The boy nodded earnestly. “Blessings on you.” He spoke for a while in Hebrew, and then he undertook to translate. “I just memorized that, sir. It is from the end of the Yom Kippur service.

“Lord though every power is yours,

And all your deeds tremendous,

Now, when heaven's gates are closing,

Let your grace defend us.”

“Thanks a lot,” Jack Liffey said. “I hope the gates are open for a while yet, though.”

“I think he's just peeking up my skirt,” Lee said softly.

“Oy,” Jack Liffey said.

“Good luck, sirs.”

The boy waved and walked gravely away. They boosted onto the big high limb now, the one they needed. He sat with his legs on either side and she sat sidesaddle. He felt a wave of exhaustion, the kind you got after a long period of nervous tension and he knew he had to fight it, but for just a moment he closed his eyes and imagined a soft bed. Somewhere far away a carillon was tolling the hour and a donkey was braying. Both stopped at once.

“Jack,” she said. “Wake up.”

“Just a momentary ebb of energy,” he said. “Let's do this one at a time. I don't like the size of the bough out there.”

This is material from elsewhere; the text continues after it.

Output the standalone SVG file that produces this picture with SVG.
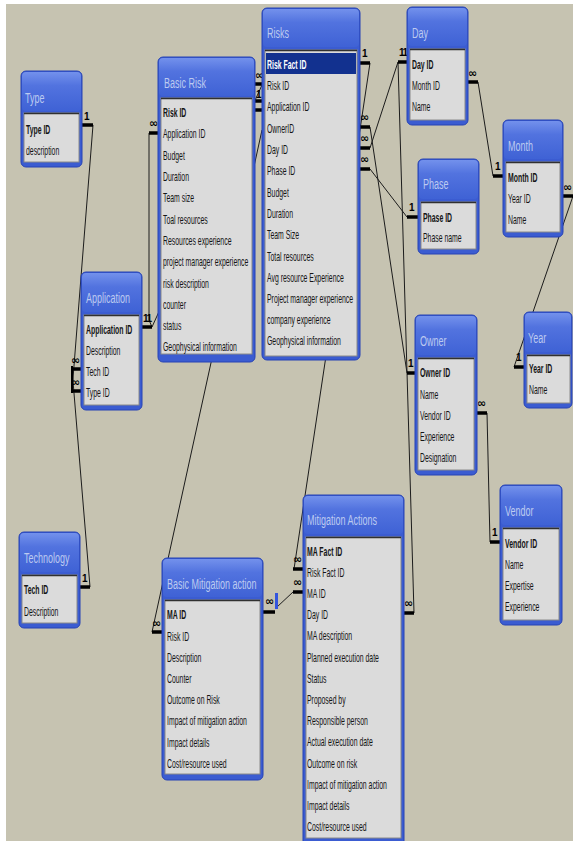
<svg xmlns="http://www.w3.org/2000/svg" width="573" height="841" viewBox="0 0 573 841">
<defs>
<linearGradient id="tg" x1="0" y1="0" x2="0" y2="1">
<stop offset="0" stop-color="#7391EC"/>
<stop offset="0.35" stop-color="#5273DF"/>
<stop offset="1" stop-color="#3F62D5"/>
</linearGradient>
</defs>
<style>
.frame{fill:#3B5CD1;stroke:#2743B5;stroke-width:1}
.tbar{fill:url(#tg)}
.panel{fill:#DBDBDB;stroke:#8A8A8A;stroke-width:1}
.ptop{stroke:#303030;stroke-width:1.5}
.ttl{font-family:"Liberation Sans",Arial,sans-serif;font-size:15px;fill:#BCCAF0}
.f{font-family:"Liberation Sans",Arial,sans-serif;font-size:13px;fill:#151515}
.k{font-weight:bold}
.hl{fill:#12318F}
.hlt{fill:#FFFFFF}
.ln{stroke:#1C1C1C;stroke-width:1;fill:none}
.bar{stroke:#000;stroke-width:3.5}
.one{font-family:"Liberation Sans",Arial,sans-serif;font-size:10px;font-weight:bold;fill:#000}
.inf{font-family:"DejaVu Sans",sans-serif;font-size:11px;font-weight:bold;fill:#000}
</style>
<rect x="0" y="0" width="573" height="841" fill="#FFFFFF"/>
<rect x="6" y="4" width="567" height="837" fill="#C6C3B1"/>

<g id="connectors">
<polyline class="ln" points="93,125 72,391"/>
<polyline class="ln" points="90,587 72,369"/>
<polyline class="ln" points="149,133 149,320 152,327"/>
<polyline class="ln" points="152,327 262,85"/>
<polyline class="ln" points="152,632 262,130"/>
<polyline class="ln" points="370,63 294,569"/>
<polyline class="ln" points="370,127 407,373"/>
<polyline class="ln" points="370,148 398,62"/>
<polyline class="ln" points="370,169 407,217"/>
<polyline class="ln" points="398,62 414,613"/>
<polyline class="ln" points="478,82 493,176"/>
<polyline class="ln" points="573,196 514,367"/>
<polyline class="ln" points="487,413 490,542"/>
<polyline class="ln" points="277,607 293,592"/>
<line class="bar" x1="82" y1="125" x2="93" y2="125"/><text class="one" x="84" y="120">1</text>
<line class="bar" x1="72" y1="369" x2="81" y2="369"/><text class="inf" x="71" y="364">∞</text>
<line class="bar" x1="72" y1="391" x2="81" y2="391"/><text class="inf" x="71" y="386">∞</text>
<line x1="72" y1="366" x2="72" y2="393" stroke="#000" stroke-width="2"/>
<line class="bar" x1="80" y1="587" x2="90" y2="587"/><text class="one" x="82" y="582">1</text>
<line class="bar" x1="149" y1="133" x2="160" y2="133"/><text class="inf" x="149" y="127">∞</text>
<line class="bar" x1="142" y1="327" x2="152" y2="327"/><text class="one" x="143" y="322" letter-spacing="-1.5">11</text>
<line class="bar" x1="255" y1="84" x2="263" y2="84"/><text class="inf" x="255" y="79">∞</text>
<text class="one" x="256" y="98">1</text>
<line class="bar" x1="255" y1="101" x2="263" y2="101"/>
<line class="bar" x1="255" y1="110" x2="263" y2="110"/>
<line class="bar" x1="359" y1="63" x2="370" y2="63"/><text class="one" x="362" y="57">1</text>
<line class="bar" x1="359" y1="127" x2="370" y2="127"/><text class="inf" x="360" y="121">∞</text>
<line class="bar" x1="359" y1="148" x2="370" y2="148"/><text class="inf" x="360" y="142">∞</text>
<line class="bar" x1="359" y1="169" x2="370" y2="169"/><text class="inf" x="360" y="163">∞</text>
<line class="bar" x1="398" y1="62" x2="408" y2="62"/><text class="one" x="399" y="56" letter-spacing="-1.5">11</text>
<line class="bar" x1="468" y1="82" x2="478" y2="82"/><text class="inf" x="468" y="77">∞</text>
<line class="bar" x1="493" y1="176" x2="503" y2="176"/><text class="one" x="495" y="170">1</text>
<line class="bar" x1="563" y1="196" x2="573" y2="196"/><text class="inf" x="563" y="191">∞</text>
<line class="bar" x1="407" y1="217" x2="418" y2="217"/><text class="one" x="409" y="211">1</text>
<line class="bar" x1="407" y1="373" x2="415" y2="373"/><text class="one" x="408" y="367">1</text>
<line class="bar" x1="477" y1="413" x2="487" y2="413"/><text class="inf" x="477" y="407">∞</text>
<line class="bar" x1="514" y1="367" x2="524" y2="367"/><text class="one" x="516" y="361">1</text>
<line class="bar" x1="490" y1="542" x2="500" y2="542"/><text class="one" x="492" y="536">1</text>
<line class="bar" x1="152" y1="632" x2="162" y2="632"/><text class="inf" x="152" y="627">∞</text>
<line class="bar" x1="263" y1="612" x2="275" y2="612"/><text class="inf" x="265" y="605">∞</text>
<rect x="275" y="593" width="3" height="16" fill="#3355DD"/>
<line class="bar" x1="293" y1="569" x2="303" y2="569"/><text class="inf" x="293" y="563">∞</text>
<line class="bar" x1="293" y1="592" x2="303" y2="592"/><text class="inf" x="293" y="586">∞</text>
<line class="bar" x1="404" y1="613" x2="414" y2="613"/><text class="inf" x="404" y="607">∞</text>
</g>

<g id="type">
<rect class="frame" x="21" y="71" width="61" height="96" rx="5"/>
<rect class="tbar" x="22" y="72" width="59" height="39" rx="4"/>
<text class="ttl" transform="translate(25,103) scale(0.6,1)">Type</text>
<rect class="panel" x="24" y="113" width="55" height="49"/>
<line class="ptop" x1="24" y1="113.5" x2="79" y2="113.5"/>
<g class="f" transform="translate(26,0) scale(0.53,1)">
<text class="k" x="0" y="134">Type ID</text>
<text x="0" y="155">description</text>
</g>
</g>

<g id="basic-risk">
<rect class="frame" x="158" y="57" width="97" height="305" rx="5"/>
<rect class="tbar" x="159" y="58" width="95" height="38" rx="4"/>
<text class="ttl" transform="translate(164,88) scale(0.6,1)">Basic Risk</text>
<rect class="panel" x="161" y="98" width="91" height="256"/>
<line class="ptop" x1="161" y1="98.5" x2="252" y2="98.5"/>
<g class="f" transform="translate(163,0) scale(0.53,1)">
<text class="k" x="0" y="117">Risk ID</text>
<text x="0" y="138">Application ID</text>
<text x="0" y="160">Budget</text>
<text x="0" y="181">Duration</text>
<text x="0" y="202">Team size</text>
<text x="0" y="224">Toal resources</text>
<text x="0" y="245">Resources experience</text>
<text x="0" y="266">project manager experience</text>
<text x="0" y="288">risk description</text>
<text x="0" y="309">counter</text>
<text x="0" y="330">status</text>
<text x="0" y="351">Geophysical information</text>
</g>
</g>

<g id="risks">
<rect class="frame" x="262" y="8" width="98" height="352" rx="5"/>
<rect class="tbar" x="263" y="9" width="96" height="38" rx="4"/>
<text class="ttl" transform="translate(267,38) scale(0.6,1)">Risks</text>
<rect class="panel" x="265" y="50" width="92" height="306"/>
<line class="ptop" x1="265" y1="50.5" x2="357" y2="50.5"/>
<rect class="hl" x="266" y="53" width="90" height="21"/>
<g class="f" transform="translate(267,0) scale(0.53,1)">
<text class="k hlt" x="0" y="69">Risk Fact ID</text>
<text x="0" y="90">Risk ID</text>
<text x="0" y="111">Application ID</text>
<text x="0" y="133">OwnerID</text>
<text x="0" y="154">Day ID</text>
<text x="0" y="175">Phase ID</text>
<text x="0" y="197">Budget</text>
<text x="0" y="218">Duration</text>
<text x="0" y="239">Team Size</text>
<text x="0" y="261">Total resources</text>
<text x="0" y="282">Avg resource Experience</text>
<text x="0" y="303">Project manager experience</text>
<text x="0" y="324">company experience</text>
<text x="0" y="345">Geophysical information</text>
</g>
</g>

<g id="day">
<rect class="frame" x="407" y="7" width="61" height="118" rx="5"/>
<rect class="tbar" x="408" y="8" width="59" height="38" rx="4"/>
<text class="ttl" transform="translate(412,38) scale(0.6,1)">Day</text>
<rect class="panel" x="410" y="49" width="55" height="71"/>
<line class="ptop" x1="410" y1="49.5" x2="465" y2="49.5"/>
<g class="f" transform="translate(412,0) scale(0.53,1)">
<text class="k" x="0" y="69">Day ID</text>
<text x="0" y="90">Month ID</text>
<text x="0" y="111">Name</text>
</g>
</g>

<g id="month">
<rect class="frame" x="503" y="120" width="60" height="117" rx="5"/>
<rect class="tbar" x="504" y="121" width="58" height="38" rx="4"/>
<text class="ttl" transform="translate(508,151) scale(0.6,1)">Month</text>
<rect class="panel" x="506" y="162" width="54" height="70"/>
<line class="ptop" x1="506" y1="162.5" x2="560" y2="162.5"/>
<g class="f" transform="translate(508,0) scale(0.53,1)">
<text class="k" x="0" y="182">Month ID</text>
<text x="0" y="203">Year ID</text>
<text x="0" y="224">Name</text>
</g>
</g>

<g id="phase">
<rect class="frame" x="418" y="159" width="61" height="95" rx="5"/>
<rect class="tbar" x="419" y="160" width="59" height="39" rx="4"/>
<text class="ttl" transform="translate(423,189) scale(0.6,1)">Phase</text>
<rect class="panel" x="421" y="202" width="55" height="47"/>
<line class="ptop" x1="421" y1="202.5" x2="476" y2="202.5"/>
<g class="f" transform="translate(423,0) scale(0.53,1)">
<text class="k" x="0" y="222">Phase ID</text>
<text x="0" y="242">Phase name</text>
</g>
</g>

<g id="owner">
<rect class="frame" x="415" y="315" width="62" height="160" rx="5"/>
<rect class="tbar" x="416" y="316" width="60" height="39" rx="4"/>
<text class="ttl" transform="translate(420,346) scale(0.6,1)">Owner</text>
<rect class="panel" x="418" y="358" width="56" height="112"/>
<line class="ptop" x1="418" y1="358.5" x2="474" y2="358.5"/>
<g class="f" transform="translate(420,0) scale(0.53,1)">
<text class="k" x="0" y="377">Owner ID</text>
<text x="0" y="399">Name</text>
<text x="0" y="420">Vendor ID</text>
<text x="0" y="441">Experience</text>
<text x="0" y="462">Designation</text>
</g>
</g>

<g id="year">
<rect class="frame" x="524" y="312" width="48" height="96" rx="5"/>
<rect class="tbar" x="525" y="313" width="46" height="39" rx="4"/>
<text class="ttl" transform="translate(528,343) scale(0.6,1)">Year</text>
<rect class="panel" x="527" y="355" width="43" height="48"/>
<line class="ptop" x1="527" y1="355.5" x2="570" y2="355.5"/>
<g class="f" transform="translate(529,0) scale(0.53,1)">
<text class="k" x="0" y="373">Year ID</text>
<text x="0" y="394">Name</text>
</g>
</g>

<g id="vendor">
<rect class="frame" x="500" y="485" width="62" height="140" rx="5"/>
<rect class="tbar" x="501" y="486" width="60" height="39" rx="4"/>
<text class="ttl" transform="translate(505,516) scale(0.6,1)">Vendor</text>
<rect class="panel" x="503" y="528" width="56" height="92"/>
<line class="ptop" x1="503" y1="528.5" x2="559" y2="528.5"/>
<g class="f" transform="translate(505,0) scale(0.53,1)">
<text class="k" x="0" y="548">Vendor ID</text>
<text x="0" y="569">Name</text>
<text x="0" y="590">Expertise</text>
<text x="0" y="611">Experience</text>
</g>
</g>

<g id="application">
<rect class="frame" x="81" y="272" width="61" height="138" rx="5"/>
<rect class="tbar" x="82" y="273" width="59" height="39" rx="4"/>
<text class="ttl" transform="translate(86,303) scale(0.6,1)">Application</text>
<rect class="panel" x="84" y="315" width="55" height="90"/>
<line class="ptop" x1="84" y1="315.5" x2="139" y2="315.5"/>
<g class="f" transform="translate(86,0) scale(0.53,1)">
<text class="k" x="0" y="334">Application ID</text>
<text x="0" y="355">Description</text>
<text x="0" y="376">Tech ID</text>
<text x="0" y="397">Type ID</text>
</g>
</g>

<g id="technology">
<rect class="frame" x="19" y="532" width="61" height="96" rx="5"/>
<rect class="tbar" x="20" y="533" width="59" height="39" rx="4"/>
<text class="ttl" transform="translate(24,563) scale(0.6,1)">Technology</text>
<rect class="panel" x="22" y="575" width="55" height="48"/>
<line class="ptop" x1="22" y1="575.5" x2="77" y2="575.5"/>
<g class="f" transform="translate(24,0) scale(0.53,1)">
<text class="k" x="0" y="594">Tech ID</text>
<text x="0" y="616">Description</text>
</g>
</g>

<g id="basic-mitigation-action">
<rect class="frame" x="162" y="558" width="101" height="222" rx="5"/>
<rect class="tbar" x="163" y="559" width="99" height="38" rx="4"/>
<text class="ttl" transform="translate(167,589) scale(0.6,1)">Basic Mitigation action</text>
<rect class="panel" x="165" y="600" width="95" height="174"/>
<line class="ptop" x1="165" y1="600.5" x2="260" y2="600.5"/>
<g class="f" transform="translate(167,0) scale(0.53,1)">
<text class="k" x="0" y="619">MA ID</text>
<text x="0" y="641">Risk ID</text>
<text x="0" y="662">Description</text>
<text x="0" y="683">Counter</text>
<text x="0" y="704">Outcome on Risk</text>
<text x="0" y="725">Impact of mitigation action</text>
<text x="0" y="747">Impact details</text>
<text x="0" y="768">Cost/resource used</text>
</g>
</g>

<g id="mitigation-actions">
<rect class="frame" x="303" y="495" width="101" height="352" rx="5"/>
<rect class="tbar" x="304" y="496" width="99" height="38" rx="4"/>
<text class="ttl" transform="translate(307,525) scale(0.6,1)">Mitigation Actions</text>
<rect class="panel" x="306" y="537" width="95" height="301"/>
<line class="ptop" x1="306" y1="537.5" x2="401" y2="537.5"/>
<g class="f" transform="translate(307,0) scale(0.53,1)">
<text class="k" x="0" y="556">MA Fact ID</text>
<text x="0" y="577">Risk Fact ID</text>
<text x="0" y="598">MA ID</text>
<text x="0" y="619">Day ID</text>
<text x="0" y="640">MA description</text>
<text x="0" y="662">Planned execution date</text>
<text x="0" y="683">Status</text>
<text x="0" y="704">Proposed by</text>
<text x="0" y="725">Responsible person</text>
<text x="0" y="746">Actual execution date</text>
<text x="0" y="768">Outcome on risk</text>
<text x="0" y="789">Impact of mitigation action</text>
<text x="0" y="810">Impact details</text>
<text x="0" y="831">Cost/resource used</text>
</g>
</g>
</svg>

She nodded. “I go first so at least one of us gets through,” she said melodramatically. It was academic because she was already ahead of him. She shinnied herself out and up. The branch slanted up at about the pitch of a roof and her weight didn't even disturb it. She gave a half-playful little “ooh” when she sidesaddled past a sharp place, and soon she was well above his head and the thinner bough was bouncing a little each time she boosted herself along. She nearly lost her balance once but tucked her legs up and stabilized.

“This is cool,” she said, and he had no idea what she meant. She couldn't possibly have meant the danger.

Out near the end she hung by her hands and could almost touch the shoulder of the surviving bit of road with her toe. She swung back and forth, boosting higher each time, and let go at the right moment to catch easily on a stretch of guardrail. She sat on the rail and slapped dirt off her hands.